ROBERT PARZER (Gießen) beschäftigte sich mit „Sekretärinnen am Erschießungsgraben“, die 1942 in Kiew stationiert waren. Dabei griff er auf Vernehmungsprotokolle aus staatsanwaltschaftlichen Ermittlungsverfahren der 1960er-Jahre zurück. Zwar waren die Sekretärinnen räumlich entfernt vom Erschießungsgraben, sie hatten also nicht die Finger am Abzug der Waffe, doch ihre Finger waren, so Parzer, sowohl auf der Schreibmaschine, die Erschießungsbefehle tippte, als auch aufgrund von Liebschaften auf den Körpern der erschießenden Täter. In den Protokollen wurden sie nicht als Täterinnen gehört, sondern als Zeuginnen. Die Verhöre geben Einblick in die Geschlechterordnungen der Täter/innen; so habe eine der Frauen angegeben, es sei nicht weiblich, sich an der Waffe zu behaupten. Einige deutsche Soldaten hätten sich nach Erschießungen bei den Sekretärinnen ausgeweint, zudem gab es intime Beziehungen, die in den Protokollen in einer Art „Slut shaming“ zur Sprache kamen. Parzer kam zu der Erkenntnis, dass es mehr Differenzen als Ähnlichkeiten zwischen den deutschen Soldaten und Sekretärinnen vor Ort gegeben habe; gegenderte Rollen wurden ausgelebt. Die Sekretärinnen koordinierten im Hintergrund, auch wenn sie gegenüber den Soldaten untergeordnete Funktionen hatten, so förderten sie doch das NS-System und auf ihrem Posten verfügten sie über die Macht, das System zu stützen und Morde zu beauftragen.

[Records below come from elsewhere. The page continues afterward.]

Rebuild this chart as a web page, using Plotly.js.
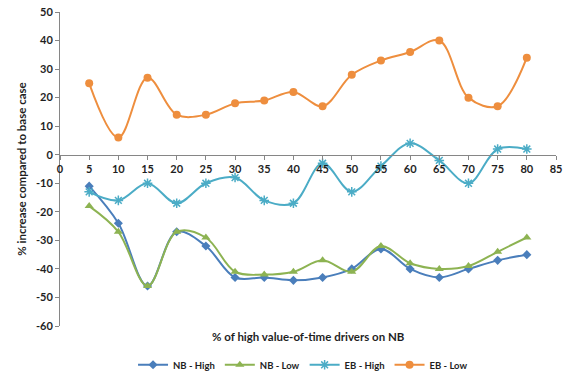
<!DOCTYPE html>
<html>
<head>
<meta charset="utf-8">
<script src="https://cdn.plot.ly/plotly-3.0.1.min.js"></script>
<style>html,body{margin:0;padding:0;background:#fff;}#chart{width:584px;height:390px;}</style>
</head>
<body>
<div id="chart"></div>
<script>
const xValues = [5, 10, 15, 20, 25, 30, 35, 40, 45, 50, 55, 60, 65, 70, 75, 80];
const nbHigh = [-11, -24, -46, -27, -32, -43, -43, -44, -43, -40, -33, -40, -43, -40, -37, -35];
const nbLow  = [-18, -27, -46, -27, -29, -41, -42, -41, -37, -41, -32, -38, -40, -39, -34, -29];
const ebHigh = [-13, -16, -10, -17, -10, -8, -16, -17, -3, -13, -4, 4, -2, -10, 2, 2];
const ebLow  = [25, 6, 27, 14, 14, 18, 19, 22, 17, 28, 33, 36, 40, 20, 17, 34];
const seriesNames = ['NB - High', 'NB - Low', 'EB - High', 'EB - Low'];
const yTickVals = [50, 40, 30, 20, 10, 0, -10, -20, -30, -40, -50, -60];
const yTickText = ['50', '40', '30', '20', '10', '0', '-10', '-20', '-30', '-40', '-50', '-60'];
const xTitle = '% of high value-of-time drivers on NB';
const yTitle = '% increase compared to base case';

const colors = ['#4A7EBB', '#8DB352', '#4BACC6', '#EE8E3E'];
const symbols = ['diamond', 'triangle-up', 'asterisk-open', 'circle'];
const sizes = [7, 8, 8, 8];
const data = [nbHigh, nbLow, ebHigh, ebLow].map((ys, i) => ({
  x: xValues, y: ys, name: seriesNames[i], type: 'scatter', mode: 'lines+markers',
  line: {color: colors[i], width: 2, shape: 'spline', smoothing: 1},
  marker: {symbol: symbols[i], size: sizes[i], color: colors[i], line: {color: colors[i], width: i === 2 ? 1.5 : 0}}
}));

const fam = 'Lato, "Open Sans", sans-serif';
const tickFont = {family: fam, size: 11, color: '#1f1f1f', weight: 'bold'};
const titleFont = {family: fam, size: 11.5, color: '#1f1f1f', weight: 'bold'};
const layout = {
  width: 584, height: 390,
  margin: {l: 59.5, r: 28, t: 11.7, b: 63},
  paper_bgcolor: '#fff', plot_bgcolor: '#fff',
  font: tickFont,
  showlegend: true,
  legend: {orientation: 'h', x: 0.49, xanchor: 'center', y: -0.12, yanchor: 'middle',
           font: {family: fam, size: 9.5, color: '#1f1f1f', weight: 'bold'}, tracegroupgap: 0},
  xaxis: {range: [0, 85], dtick: 5, tick0: 0, anchor: 'free', position: 60/110,
          showline: true, linecolor: '#868686', linewidth: 1, ticks: 'outside', ticklen: 4, tickcolor: '#868686',
          showgrid: false, zeroline: false, tickfont: tickFont},
  yaxis: {range: [-60, 50], tickvals: yTickVals, ticktext: yTickText, showline: true, linecolor: '#868686', linewidth: 1,
          ticks: 'outside', ticklen: 4, tickcolor: '#868686', showgrid: false, zeroline: false,
          tickfont: tickFont, title: {text: yTitle, font: titleFont, standoff: 6}},
  annotations: [{text: xTitle, xref: 'paper', yref: 'paper', x: 0.5, y: (327 - 338) / 315.3,
                 xanchor: 'center', yanchor: 'middle', showarrow: false, font: titleFont}]
};
Plotly.newPlot('chart', data, layout, {displayModeBar: false, staticPlot: true});
</script>
</body>
</html>
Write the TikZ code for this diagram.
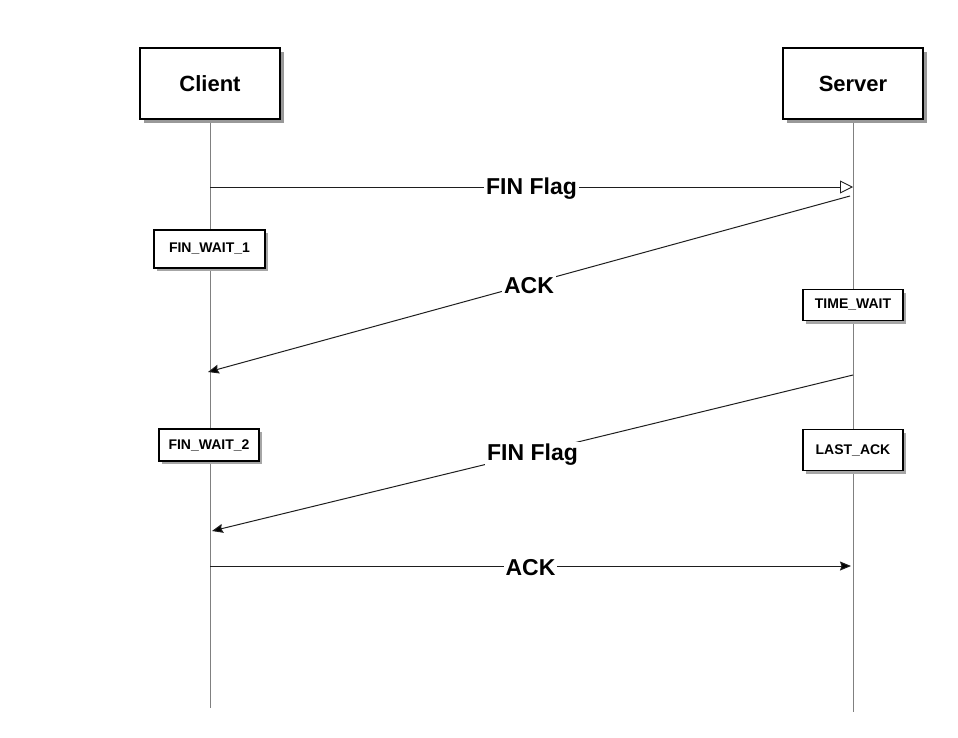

ANJA K. PETERS (Neubrandenburg) stellte in ihrem Vortrag zwei Frauen vor, Nanna Conti, Leiterin der Reichshebammenschaft, die ein faschistisches Weltbild vertrat, sowie ihre Nachfolgerin nach 1945 Margarethe Lungershausen. Es herrsche das Narrativ, so Peters, dass Menschen, die in der Geburtshilfe oder Pflege arbeiteten, etwas Gutes leisteten. Dies erschwere eine kritische Auseinandersetzung mit der Täter/innenschaft von Hebammen während des Nationalsozialismus. So hätten sich unter der Führung von Nanna Conti Hebammen an Zwangssterilisationen, der Ausbeutung von Zwangsarbeiterinnen, der Kolonisation der eroberten Gebiete in Osteuropa und der Meldung „missgebildeter“ Kinder beteiligt. Typisch für eine NS-Akteurin war Conti in ihrer (geschlechtlichen) Sphäre aktiv und wirkte dort eigenverantwortlich und durchsetzungsstark. Sie war nicht persönlich in Morde involviert, doch politisch verantwortlich für die Position der Reichshebammenschaft und das Handeln ihrer Mitglieder. Von ihr eingesetzte Funktionärinnen bauten den Verein nach 1945 in der Bundesrepublik Deutschland wieder auf, heute der Deutsche Hebammenverband. Ihre designierte Nachfolgerin Margarethe Lungershausen wirkte maßgeblich im Vorläuferverband des heutigen Deutschen Berufsverbands für Pflegeberufe mit. Zwar wurde Conti nach 1945 gebeten, sich zum Wohle des Hebammenverbandes nicht mehr zu äußern, doch Nachrufe auf sie aus dem Jahr 1952 zeigen laut Peters deutliche Wertschätzung ohne jede Kritik.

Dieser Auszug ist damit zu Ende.